Let's say I have a large number of predictors (e.g. 2000) and I'm facing the problem of choosing the linear regression model under following assumptions:
- There are few predictors that have to be included in the final model.
- Some predictors are actually domain-specific transformations of original feature, so, for example, out of 50 variables (1 original and 49 transformations) I want to choose only one.
- From the remaining variables (not certainly-to-be-included or transformations) I can choose arbitrary subset, just the one that works the best
- Lastly, what is actually the most important, there are some pre-known assumptions about some coefficient, i.e. there are some $\beta_{k_1}, ..., \beta_{k_n}$ that should be greater (or equal) than $0$, and some $\beta_{j_1}, ..., \beta{j_n}$ that should be smaller (or equal) than $0$.
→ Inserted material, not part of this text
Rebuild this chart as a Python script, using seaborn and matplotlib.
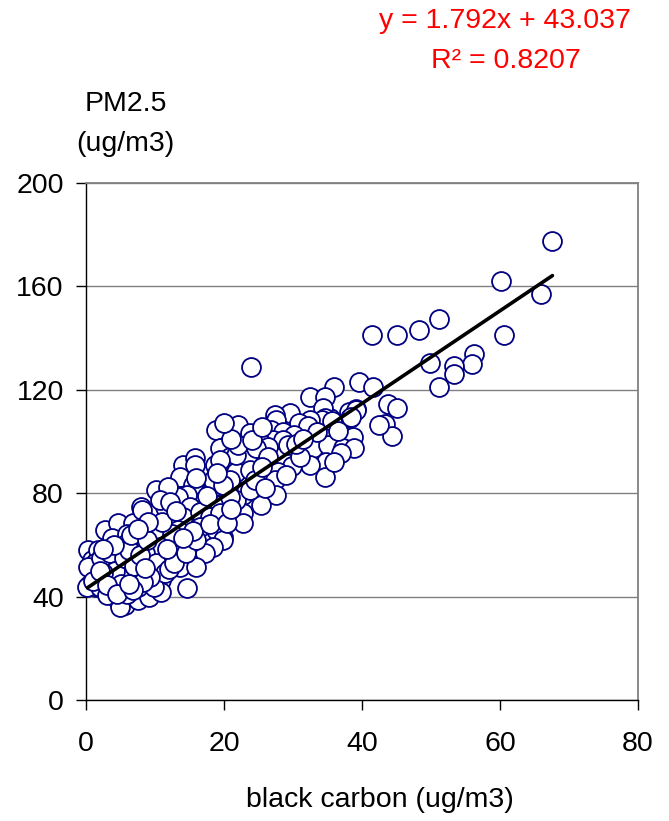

I would need some approach that would allow me to automate the proccess and give me a list of only those models that meet the restrictions specified in last bullet point. The problem is that it is obviously not computionally feasible to consider all the subsets of variables, build models from these subsets and check which models actually meet the restrictions. Therefore, I would need some greedy approach which would allow me to obtain the list of models that meet the restrictions that has a high chance to contain the best feasible model (according to some criterion, let's say AIC).
- Is there a way to tackle this problem without the need of building all possible models? Maybe there is some way to say that having model A, we shouldn't consider adding variable X as there is slight chance that X will improve model A?
- Which measure would be the most appropriate to use while comparing models, if not already suggested AIC?